Pictures aside, repeat every entry exactly.

— START Dataset —

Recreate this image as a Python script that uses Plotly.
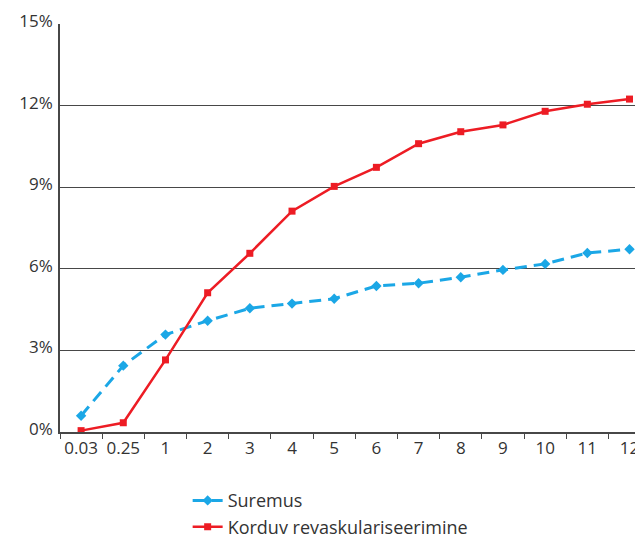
import plotly.graph_objects as go

# Follow-up time points (years) and cumulative event rates (%)
periods = ["0.03", "0.25", "1", "2", "3", "4", "5", "6", "7", "8", "9", "10", "11", "12"]
suremus = [0.60, 2.44, 3.58, 4.09, 4.55, 4.72, 4.90, 5.37, 5.47, 5.69, 5.96, 6.18, 6.58, 6.72]
korduv = [0.05, 0.34, 2.65, 5.12, 6.57, 8.12, 9.03, 9.73, 10.60, 11.04, 11.29, 11.79, 12.05, 12.24]
y_ticks = [0, 3, 6, 9, 12, 15]

BLUE = "#1ba7e6"
RED = "#ed1c24"
GRID = "#474747"
TEXT = "#333333"
FONT = "'Open Sans', Lato, sans-serif"

fig = go.Figure()
fig.add_trace(go.Scatter(
    x=periods, y=suremus, name="Suremus", mode="lines+markers",
    line=dict(color=BLUE, width=3, dash="12px,7px"),
    marker=dict(symbol="diamond", size=8, color=BLUE),
))
fig.add_trace(go.Scatter(
    x=periods, y=korduv, name="Korduv revaskulariseerimine", mode="lines+markers",
    line=dict(color=RED, width=2.5),
    marker=dict(symbol="square", size=7, color=RED),
))

fig.update_layout(
    width=635, height=536,
    margin=dict(l=60, r=0, t=24, b=104, autoexpand=False),
    paper_bgcolor="white", plot_bgcolor="white",
    font=dict(family=FONT, size=17, color=TEXT),
    showlegend=True,
    legend=dict(
        orientation="v", x=0.222, y=-0.123, xanchor="left", yanchor="top",
        font=dict(family=FONT, size=18, color=TEXT),
        itemwidth=30, tracegroupgap=0,
    ),
)
fig.update_xaxes(
    type="category", categoryorder="array", categoryarray=periods,
    range=[-0.5, 13.13], automargin=False, tickangle=0,
    showgrid=False, showline=True, linecolor=GRID, linewidth=1.5,
    ticks="outside", tickson="boundaries", ticklen=5, tickcolor=GRID, tickwidth=1,
    tickfont=dict(family=FONT, size=17, color=TEXT),
)
fig.update_yaxes(
    range=[0, 15], tickvals=y_ticks, ticktext=[f"{v}%" for v in y_ticks],
    automargin=False, ticklabelshift=-3, ticklabelstandoff=2,
    showgrid=True, gridcolor=GRID, gridwidth=1.3, zeroline=False,
    showline=True, linecolor=GRID, linewidth=1.5, ticks="",
    tickfont=dict(family=FONT, size=17, color=TEXT),
)

fig.write_html("out.html")
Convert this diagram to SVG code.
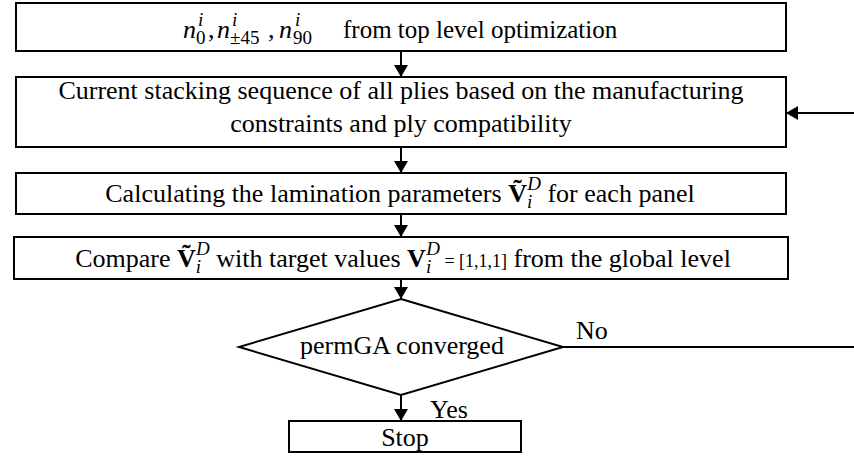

— END Dataset —

**Output for this task**
Recreate this image as a Python script that uses Plotly.
import plotly.graph_objects as go

# Follow-up time points (years) and cumulative event rates (%)
periods = ["0.03", "0.25", "1", "2", "3", "4", "5", "6", "7", "8", "9", "10", "11", "12"]
suremus = [0.60, 2.44, 3.58, 4.09, 4.55, 4.72, 4.90, 5.37, 5.47, 5.69, 5.96, 6.18, 6.58, 6.72]
korduv = [0.05, 0.34, 2.65, 5.12, 6.57, 8.12, 9.03, 9.73, 10.60, 11.04, 11.29, 11.79, 12.05, 12.24]
y_ticks = [0, 3, 6, 9, 12, 15]

BLUE = "#1ba7e6"
RED = "#ed1c24"
GRID = "#474747"
TEXT = "#333333"
FONT = "'Open Sans', Lato, sans-serif"

fig = go.Figure()
fig.add_trace(go.Scatter(
    x=periods, y=suremus, name="Suremus", mode="lines+markers",
    line=dict(color=BLUE, width=3, dash="12px,7px"),
    marker=dict(symbol="diamond", size=8, color=BLUE),
))
fig.add_trace(go.Scatter(
    x=periods, y=korduv, name="Korduv revaskulariseerimine", mode="lines+markers",
    line=dict(color=RED, width=2.5),
    marker=dict(symbol="square", size=7, color=RED),
))

fig.update_layout(
    width=635, height=536,
    margin=dict(l=60, r=0, t=24, b=104, autoexpand=False),
    paper_bgcolor="white", plot_bgcolor="white",
    font=dict(family=FONT, size=17, color=TEXT),
    showlegend=True,
    legend=dict(
        orientation="v", x=0.222, y=-0.123, xanchor="left", yanchor="top",
        font=dict(family=FONT, size=18, color=TEXT),
        itemwidth=30, tracegroupgap=0,
    ),
)
fig.update_xaxes(
    type="category", categoryorder="array", categoryarray=periods,
    range=[-0.5, 13.13], automargin=False, tickangle=0,
    showgrid=False, showline=True, linecolor=GRID, linewidth=1.5,
    ticks="outside", tickson="boundaries", ticklen=5, tickcolor=GRID, tickwidth=1,
    tickfont=dict(family=FONT, size=17, color=TEXT),
)
fig.update_yaxes(
    range=[0, 15], tickvals=y_ticks, ticktext=[f"{v}%" for v in y_ticks],
    automargin=False, ticklabelshift=-3, ticklabelstandoff=2,
    showgrid=True, gridcolor=GRID, gridwidth=1.3, zeroline=False,
    showline=True, linecolor=GRID, linewidth=1.5, ticks="",
    tickfont=dict(family=FONT, size=17, color=TEXT),
)

fig.write_html("out.html")
Convert this diagram to SVG code.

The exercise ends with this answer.